Cultural performing arts group På’a Taotao Tåno’ sounded a chorus of kulos (conch shell trumpets) that permeated the air above the baren land of the recently bulldozed 1000 acre limestone forest. In that moment of sounding, the kulo’ blowing emphasized Indigenous movement, knowledge and returning to land. Such chorus does more than signal the sounding of ceremony, and also raises fundamental questions of Indigenous belonging in relation to the absented hålom tåno (jungle). The ceremony and particularly the chanting therein attempted to suspend an area overrun with new kinds of acoustic inhabitance. That is, the spatial arrangement, the thick vegetation that once saturated endemic life but also absorbed the noise of heavy car traffic on Marine Corps. Drive. was no longer there. Majority of the ecology was replaced by the hum of construction inside the newly erected Marine Corps. Base Camp Blaz.  This would be the beginning of a new litany of sounds of the everyday throughout this vast acreage and more broadly for the island of Guåhan and the Mariana Islands. On multiple fronts by land, air and sea, the sounds of platoon soldiers shouting, the rapid fire of ammunition in the live-fire training range complex, or the frequent sonic booms from overhead aircraft formations in joint military exercises all seem woefully incommensurable with two kulos blowing in ceremony. The subsequent chanting of the creation story of Puntan and Fu’una that stories the birth of the CHamoru people that held the sacredness of the land together was now awkwardly out of place as it juxtaposed the military pomp that now occupies the space well into the future.

As soon as the kulos ceased to sound, På’a Taotao Tåno’ led all attendees with Ma’lak na Puti’on Tåsi, a lålai (chant) that invokes returning to land from maritime travel and is frequently sung at a matai[1] (funeral). While I can imagine what this particular ceremony was like, this passage I have described above is a memory not wholly my own. I, as with many island residents could not attend due to military access restrictions, and were not notified of the ceremony until it ran in media news outlets. However, I often frequented the cliffside leading down to Litekyan, and so I had already possessed a general sense of the area where the ceremony took place. I also knew the music that they used because it was also used in my own family funerals and other occasions of island life that shaped my upbringing. The kind of mourning was familiar as I conversed with cultural performing arts practitioner Rudy Rivera, who attended and helped facilitate the ceremony. This dialogue and intimate past experiences gave me the patchwork needed to piece together the acoustic situation, the music, and how listening to Indigenous survival unfolded as the ceremony worked to appease desecration. Rudy Rivera provided me with the audio recording of the ceremony and informed me in detail of how it unfolded. The limited civilian access is an indicator that while the military makes a clear distinction of what is inside and outside the base, sound cannot be so easily contained in the same way of human movement. From the sonic fallout of military activities, to having recordings of sound and music-making inside the military fence shared with me —sound’s porous nature knows no borders; they are indiscriminate in how their energies escape containment, thus creating possibilities for people to learn—via sound—what impacts are occurring even though such areas are unreachable. The ways in which music and ceremony decry the wanton ecological and cultural destruction is something that without putting into words, simultaneously makes clear the importance of how Indigenous peoples still recognize a responsibility to fanmalak i manmåtai (go to the dead) and care for ancestor.

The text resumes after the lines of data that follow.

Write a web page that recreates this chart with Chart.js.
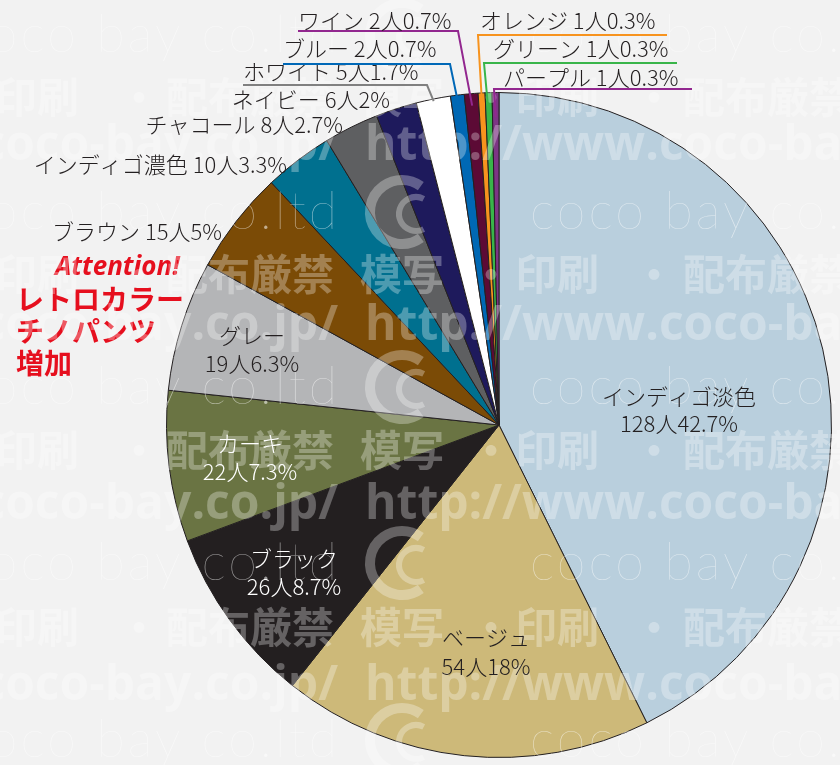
<!DOCTYPE html>
<html lang="ja">
<head>
<meta charset="utf-8">
<title>カラー別 人数</title>
<script src="https://cdn.jsdelivr.net/npm/chart.js@4.4.0/dist/chart.umd.min.js"></script>
<style>
  html, body { margin: 0; padding: 0; background: #f2f2f2; }
  canvas { display: block; }
</style>
</head>
<body>
<canvas id="colorPie" width="840" height="765"></canvas>
<script>
// data (clockwise from 12 o'clock)
const colorNames = ["インディゴ淡色", "ベージュ", "ブラック", "カーキ", "グレー", "ブラウン", "インディゴ濃色",
    "チャコール", "ネイビー", "ホワイト", "ブルー", "ワイン", "オレンジ", "グリーン", "パープル"];
const peopleCounts = [128, 54, 26, 22, 19, 15, 10, 8, 6, 5, 2, 2, 1, 1, 1];
const percentLabels = ["42.7%", "18%", "8.7%", "7.3%", "6.3%", "5%", "3.3%", "2.7%", "2%", "1.7%",
    "0.7%", "0.7%", "0.3%", "0.3%", "0.3%"];

const sliceColors = ["#b9cfdd", "#cdb979", "#231f20", "#6a7443", "#b4b5b7", "#7b4b06", "#00708f",
    "#5e5f61", "#1e1a5c", "#ffffff", "#0068b4", "#5c0a35", "#f7931e", "#39b54a", "#7d3585"];

const labelFont = '300 22px "Noto Sans CJK JP", sans-serif';
const textDark = "#231f20";

// two-line labels drawn inside the big slices
const insideLabels = {
    0: {x: 679, y1: 397, y2: 424, color: textDark},
    1: {x: 486, y1: 638, y2: 667, color: textDark},
    2: {x: 294, y1: 559, y2: 587, color: "#ffffff"},
    3: {x: 250, y1: 444, y2: 472, color: "#ffffff"},
    4: {x: 252, y1: 336, y2: 364, color: textDark}
};

// one-line labels outside, right aligned
const outsideLabels = {
    5: {right: 222, y: 232},
    6: {right: 287, y: 165},
    7: {right: 343, y: 125},
    8: {right: 390, y: 100}
};

// labels with an underline and a leader into the slice
const leaderLabels = {
    9:  {left: 243, y: 72, lineY: 85, from: 243, corner: 427, color: "#808080", inset: 2},
    10: {left: 283, y: 49, lineY: 64, from: 283, corner: 450, color: "#0068b7", inset: 10},
    11: {left: 298, y: 21, lineY: 31, from: 298, corner: 458, color: "#92278f", inset: 12},
    12: {left: 480, y: 21, lineY: 35, from: 667, corner: 478, color: "#f7931e", inset: 30},
    13: {left: 493, y: 49, lineY: 63, from: 677, corner: 484, color: "#39b54a", inset: 30},
    14: {left: 503, y: 78, lineY: 89, from: 692, corner: 494, color: "#92278f", inset: 25}
};

function labelText(i) {
    return colorNames[i] + " " + peopleCounts[i] + "人" + percentLabels[i];
}

function drawWatermark(ctx) {
    ctx.save();
    ctx.fillStyle = "rgba(255,255,255,0.3)";
    ctx.textBaseline = "middle";

    // 印刷・配布厳禁 rows
    ctx.font = 'bold 42px "Noto Sans CJK JP", sans-serif';
    ctx.textAlign = "left";
    const kanjiParts = [["印刷", -5], ["・", 118], ["配布厳禁", 166], ["模写", 360], ["・", 470],
        ["印刷", 515], ["・", 633], ["配布厳禁", 683]];
    [97, 274, 450, 627].forEach(y => {
        kanjiParts.forEach(p => ctx.fillText(p[0], p[1], y));
    });

    // url rows
    ctx.font = 'bold 48px "Open Sans", sans-serif';
    [146, 326, 505, 686].forEach(y => {
        ctx.textAlign = "right";
        ctx.fillText("http://www.coco-bay.co.jp/", 338, y);
        ctx.textAlign = "left";
        ctx.fillText("http://www.coco-bay.co.jp/", 365, y);
    });

    // thin logo rows
    ctx.fillStyle = "rgba(255,255,255,0.55)";
    ctx.font = '100 52px Lato, sans-serif';
    ctx.letterSpacing = "3px";
    ctx.strokeStyle = "rgba(255,255,255,0.3)";
    [35, 212, 387, 563, 740].forEach(y => {
        ctx.textAlign = "right";
        ctx.fillText("coco bay co.ltd", 340, y);
        ctx.textAlign = "left";
        ctx.fillText("coco bay co.ltd", 530, y);
        ctx.lineWidth = 10;
        ctx.beginPath();
        ctx.arc(402, y, 32, 0.3 * Math.PI, 1.7 * Math.PI);
        ctx.stroke();
        ctx.lineWidth = 6;
        ctx.beginPath();
        ctx.arc(416, y + 2, 17, 0.35 * Math.PI, 1.65 * Math.PI);
        ctx.stroke();
    });
    ctx.restore();
}

function drawAttention(ctx) {
    ctx.save();
    ctx.fillStyle = "#e60f1e";
    ctx.textBaseline = "middle";
    ctx.textAlign = "left";
    ctx.font = 'italic bold 26px "Noto Sans", sans-serif';
    ctx.fillText("Attention!", 55, 268);
    ctx.font = 'bold 28px "Noto Sans CJK JP", sans-serif';
    ctx.fillText("レトロカラー", 16, 299);
    ctx.fillText("チノパンツ", 16, 331);
    ctx.fillText("増加", 16, 363);
    ctx.restore();
}

const sliceLabels = {
    id: "sliceLabels",
    afterDatasetsDraw(chart) {
        const ctx = chart.ctx;
        const arcs = chart.getDatasetMeta(0).data;

        drawAttention(ctx);
        drawWatermark(ctx);

        ctx.save();
        ctx.font = labelFont;
        ctx.textBaseline = "middle";

        Object.keys(insideLabels).forEach(k => {
            const l = insideLabels[k];
            ctx.fillStyle = l.color;
            ctx.textAlign = "center";
            ctx.fillText(colorNames[k], l.x, l.y1);
            ctx.fillText(peopleCounts[k] + "人" + percentLabels[k], l.x, l.y2);
        });

        ctx.fillStyle = textDark;
        Object.keys(outsideLabels).forEach(k => {
            const l = outsideLabels[k];
            ctx.textAlign = "right";
            ctx.fillText(labelText(k), l.right, l.y);
        });

        Object.keys(leaderLabels).forEach(k => {
            const l = leaderLabels[k];
            const a = arcs[k].getProps(["x", "y", "startAngle", "endAngle", "outerRadius"], true);
            const mid = (a.startAngle + a.endAngle) / 2;
            const px = a.x + Math.cos(mid) * (a.outerRadius - l.inset);
            const py = a.y + Math.sin(mid) * (a.outerRadius - l.inset);
            ctx.strokeStyle = l.color;
            ctx.lineWidth = 2;
            ctx.beginPath();
            ctx.moveTo(l.from, l.lineY);
            ctx.lineTo(l.corner, l.lineY);
            ctx.lineTo(px, py);
            ctx.stroke();
            ctx.fillStyle = textDark;
            ctx.textAlign = "left";
            ctx.fillText(labelText(k), l.left, l.y);
        });
        ctx.restore();
    }
};

new Chart("colorPie", {
    type: "pie",
    data: {
        labels: colorNames,
        datasets: [
            {
                data: peopleCounts,
                backgroundColor: sliceColors,
                borderColor: "#231f20",
                borderWidth: 1
            }
        ]
    },
    options: {
        responsive: false,
        animation: false,
        devicePixelRatio: 1,
        layout: {padding: {left: 166, right: 8, top: 92, bottom: 7}},
        plugins: {
            legend: {display: false},
            tooltip: {enabled: false}
        }
    },
    plugins: [sliceLabels]
});
</script>
</body>
</html>
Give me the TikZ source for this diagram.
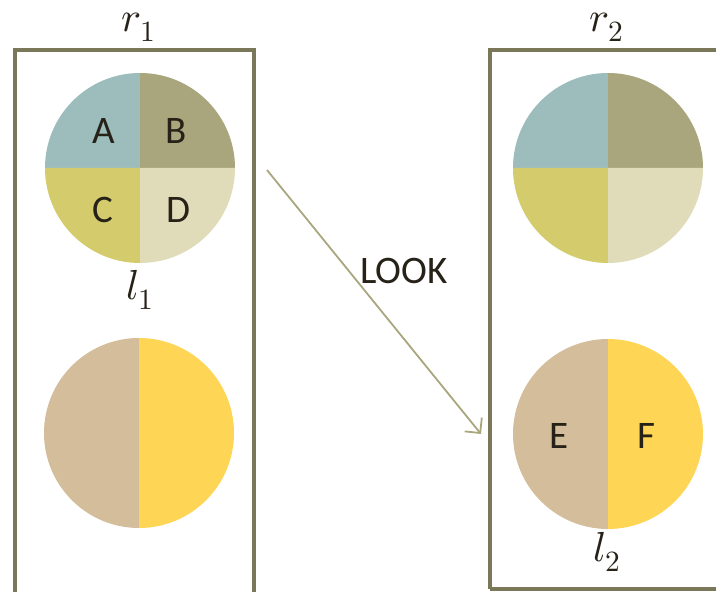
\documentclass[tikz,border=0pt]{standalone}
\usepackage{fontspec}
\usepackage{unicode-math}
\newfontfamily\labelfont{Carlito}
\usetikzlibrary{arrows.meta}
\definecolor{frame}{HTML}{7B785A}
\definecolor{qteal}{HTML}{9DBDBD}
\definecolor{qolive}{HTML}{A9A67D}
\definecolor{qmoss}{HTML}{D3CB6C}
\definecolor{qcream}{HTML}{E0DCBA}
\definecolor{htan}{HTML}{D4BD9B}
\definecolor{hgold}{HTML}{FFD555}
\definecolor{ink}{HTML}{262218}
\begin{document}
\begin{tikzpicture}[x=1pt,y=1pt,
  framebox/.style={draw=frame,line width=4pt},
  letter/.style={text=ink,font=\labelfont\fontsize{39}{41}\selectfont,inner sep=0pt},
  mathlbl/.style={text=ink,font=\fontsize{42}{44}\selectfont,inner sep=0pt},
  look/.style={draw=qolive,line width=1.8pt,-{Straight Barb[length=11pt,width=22pt,line width=1.8pt]}}]
\useasboundingbox (0,0) rectangle (716,592);
\begin{scope}
\clip (0,0) rectangle (716,592);
% frames
\draw[framebox] (15,-10) -- (15,542) -- (254,542) -- (254,-10);
\draw[framebox] (489.5,3) -- (489.5,542) -- (730,542);
\draw[framebox] (489.5,3) -- (730,3);
\end{scope}
% quartered circle (left)
\coordinate (q1) at (140,424);
\fill[qteal]  (q1) -- ++(0,95) arc[start angle=90,end angle=180,radius=95] -- cycle;
\fill[qolive] (q1) -- ++(95,0) arc[start angle=0,end angle=90,radius=95] -- cycle;
\fill[qmoss]  (q1) -- ++(-95,0) arc[start angle=180,end angle=270,radius=95] -- cycle;
\fill[qcream] (q1) -- ++(0,-95) arc[start angle=270,end angle=360,radius=95] -- cycle;
% quartered circle (right)
\coordinate (q2) at (608,424);
\fill[qteal]  (q2) -- ++(0,95) arc[start angle=90,end angle=180,radius=95] -- cycle;
\fill[qolive] (q2) -- ++(95,0) arc[start angle=0,end angle=90,radius=95] -- cycle;
\fill[qmoss]  (q2) -- ++(-95,0) arc[start angle=180,end angle=270,radius=95] -- cycle;
\fill[qcream] (q2) -- ++(0,-95) arc[start angle=270,end angle=360,radius=95] -- cycle;
% halved circle (left)
\coordinate (h1) at (139,159);
\fill[htan]  (h1) -- ++(0,95) arc[start angle=90,end angle=270,radius=95] -- cycle;
\fill[hgold] (h1) -- ++(0,-95) arc[start angle=270,end angle=450,radius=95] -- cycle;
% halved circle (right)
\coordinate (h2) at (608,158);
\fill[htan]  (h2) -- ++(0,95) arc[start angle=90,end angle=270,radius=95] -- cycle;
\fill[hgold] (h2) -- ++(0,-95) arc[start angle=270,end angle=450,radius=95] -- cycle;
% labels
\node[letter] (A) at (103.5,461) {A};
\node[letter] (B) at (176.5,461) {B};
\node[letter] (C) at (102.5,382.5) {C};
\node[letter] (D) at (178.5,382.5) {D};
\node[letter] (E) at (559,156) {E};
\node[letter] (F) at (646.5,156) {F};
\node[mathlbl] (r1) at (139,565) {$r_1$};
\node[mathlbl] (r2) at (607,565) {$r_2$};
\node[mathlbl] (l1) at (140,302) {$l_1$};
\node[mathlbl] (l2) at (607,40) {$l_2$};
% LOOK move
\coordinate (src) at (267,422);
\coordinate (dst) at (481,158);
\draw[look] (src) -- (dst);
\node[letter] (look) at (404,321) {LOOK};
\end{tikzpicture}
\end{document}
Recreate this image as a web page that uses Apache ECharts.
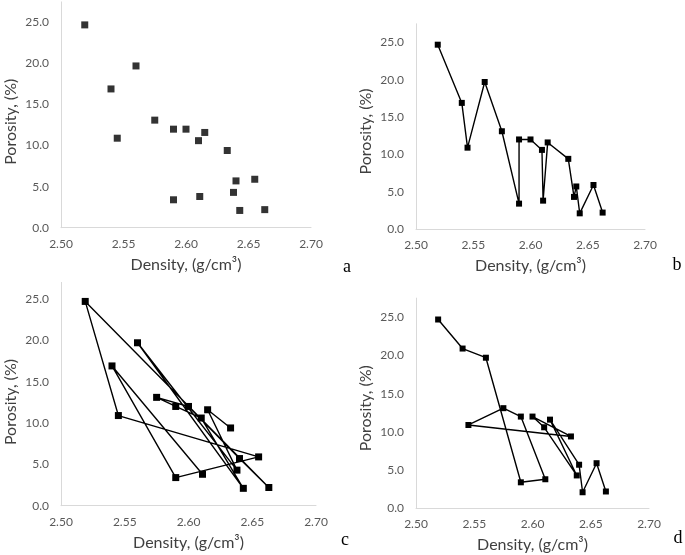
<!DOCTYPE html>
<html><head><meta charset="utf-8">
<script src="https://cdn.jsdelivr.net/npm/echarts@6/dist/echarts.min.js"></script>
<style>html,body{margin:0;padding:0;background:#fff;}#c{width:685px;height:555px;}</style>
</head><body><div id="c"></div>
<script>
// Samples (A..Q)
const density  = [2.519, 2.540, 2.560, 2.545, 2.575, 2.590, 2.600, 2.610, 2.615, 2.633, 2.640, 2.655, 2.638, 2.590, 2.611, 2.643, 2.663];
const porosity = [24.7, 16.9, 19.7, 10.9, 13.1, 12.0, 12.0, 10.6, 11.6, 9.4, 5.7, 5.9, 4.3, 3.4, 3.8, 2.1, 2.2];
// panel d uses a different value for the 2.54 sample
const porosityD = [24.7, 20.9, 19.7, 10.9, 13.1, 12.0, 12.0, 10.6, 11.6, 9.4, 5.7, 5.9, 4.3, 3.4, 3.8, 2.1, 2.2];
// connection orders (indices into the arrays above)
const orderB = [0, 1, 3, 2, 4, 13, 5, 6, 7, 14, 8, 9, 12, 10, 15, 11, 16];
const orderC = [9, 8, 12, 2, 15, 7, 5, 4, 6, 10, 16, 0, 3, 11, 13, 1, 14];
const orderD = [0, 1, 2, 13, 14, 5, 4, 3, 9, 6, 7, 12, 8, 10, 15, 11, 16];
const xMin = 2.50, xMax = 2.70, xStep = 0.05;
const yMin = 0, yStep = 5, yLabelMax = 25;
const panelLetters = ['a', 'b', 'c', 'd'];

const FONT = 'Lato, "Open Sans", sans-serif';
function pts(order, ys) { return order.map(i => [density[i], ys[i]]); }

const grids = [
  {left: 61,  top: 1.9,   width: 250, height: 225.8},
  {left: 416, top: 23.8,  width: 229, height: 205.2},
  {left: 61,  top: 282.4, width: 255, height: 223.3},
  {left: 416, top: 298.1, width: 233, height: 210.2}
];
const yMaxes = [27.5, 27.5, 27.0, 27.5];
const yNameShift = [14, 10, 16, 10];

const xAxes = grids.map((g, i) => ({
  gridIndex: i, type: 'value', min: xMin, max: xMax, interval: xStep,
  name: 'Density, (g/cm³)', nameLocation: 'middle', nameGap: 29,
  nameTextStyle: {fontFamily: FONT, fontSize: 16, color: '#404040'},
  axisLine: {show: true, lineStyle: {color: '#d9d9d9', width: 1}},
  axisTick: {show: false}, splitLine: {show: false},
  axisLabel: {fontFamily: FONT, fontSize: 12, color: '#595959', margin: 10,
    formatter: v => v.toFixed(2)}
}));
const yAxes = grids.map((g, i) => ({
  gridIndex: i, type: 'value', min: yMin, max: yMaxes[i], interval: yStep,
  name: 'Porosity, (%)', nameLocation: 'middle', nameGap: 42,
  nameTextStyle: {fontFamily: FONT, fontSize: 16, color: '#404040', padding: [0, yNameShift[i], 0, 0]},
  axisLine: {show: true, lineStyle: {color: '#d9d9d9', width: 1}},
  axisTick: {show: false}, splitLine: {show: false},
  axisLabel: {fontFamily: FONT, fontSize: 12, color: '#595959', margin: 12,
    showMaxLabel: false,
    formatter: v => (v > yLabelMax + 1e-9 ? '' : v.toFixed(1))}
}));

const mk = {color: '#000'};
const series = [
  {type: 'scatter', xAxisIndex: 0, yAxisIndex: 0, symbol: 'rect', symbolSize: 7,
   itemStyle: mk, data: density.map((d, i) => [d, porosity[i]])},
  {type: 'line', xAxisIndex: 1, yAxisIndex: 1, symbol: 'rect', symbolSize: 6, showAllSymbol: true,
   itemStyle: mk, lineStyle: {color: '#000', width: 1.4}, data: pts(orderB, porosity)},
  {type: 'line', xAxisIndex: 2, yAxisIndex: 2, symbol: 'rect', symbolSize: 7, showAllSymbol: true,
   itemStyle: mk, lineStyle: {color: '#000', width: 1.4}, data: pts(orderC, porosity)},
  {type: 'line', xAxisIndex: 3, yAxisIndex: 3, symbol: 'rect', symbolSize: 6, showAllSymbol: true,
   itemStyle: mk, lineStyle: {color: '#000', width: 1.4}, data: pts(orderD, porosityD)}
];

const letterPos = [[347, 267], [677, 265], [345, 540], [678, 538]];
const graphic = panelLetters.map((t, i) => ({
  type: 'text', x: letterPos[i][0], y: letterPos[i][1],
  style: {text: t, font: '18px "Liberation Serif", serif', fill: '#000', align: 'center', verticalAlign: 'middle'}
}));

const chart = echarts.init(document.getElementById('c'), null, {renderer: 'canvas'});
chart.setOption({
  animation: false, backgroundColor: '#fff',
  grid: grids, xAxis: xAxes, yAxis: yAxes, series: series, graphic: graphic
});
</script></body></html>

Chanting as it is taught and passed down, is a way of knowing that fastens tight the interconnectedness of genealogical ties to Indigenous Pacific Island worlds. It is precisely why I focus on sound and music as more than perfunctory motions, as an arena that I pay more attention to as a formidable resource and reservoir of ancestral wisdom.  Tapping into chanting practices and music-making is how Indigenous ceremony, cogently intersects with ecological crisis as a form of citizen-documented sound such as the instance of Såbanan Fadang iin the recording above. As such, chanting works as a kind of oversight that recognizes what people feel at the level of sound’s multi-modal qualities. It cannot be fully describable in words alone, which is the sense I got when Rudy had shared his experiences that day. The emotional sentiment he could not express in words was what his recording offered to me each time I listened to the chanting and collective singing contained in it. To put it in Martin J. Daughtry’s terms, I could still intimately relate to the inner concentric zone of trauma where the ceremony took place in relation to the outer audible/inaudible zone of wherever I was that day. These zones provide a structure to the everyday felt experiences inside and outside the fence. Rudy’s story and others corroborate the scale of environmental degradation and public upheaval on a level of Indigenous sonic knowing. Such a way of knowing is a crucial aim of my contribution to the Ta Nå’i Ånimu Exhibition as I constantly follow how music can in the Chamorro vernacular, na’huyong (which literally means to ‘make come out’), create Indigenous vitalities into space even as the life-worlds that gave rise to these chants are becoming unrecognizable. In the absence of environment and the unearthing of ancestor, the insistence on healing and life is how music is essential in understanding an island world confronted with multiple forms of assaults. This installation seeks to interrogate such events on the plane of sound knowledge as it is distributed in Indigenous performing arts practices. 

 


[1] Literally means dead in CHamoru/Chamorro.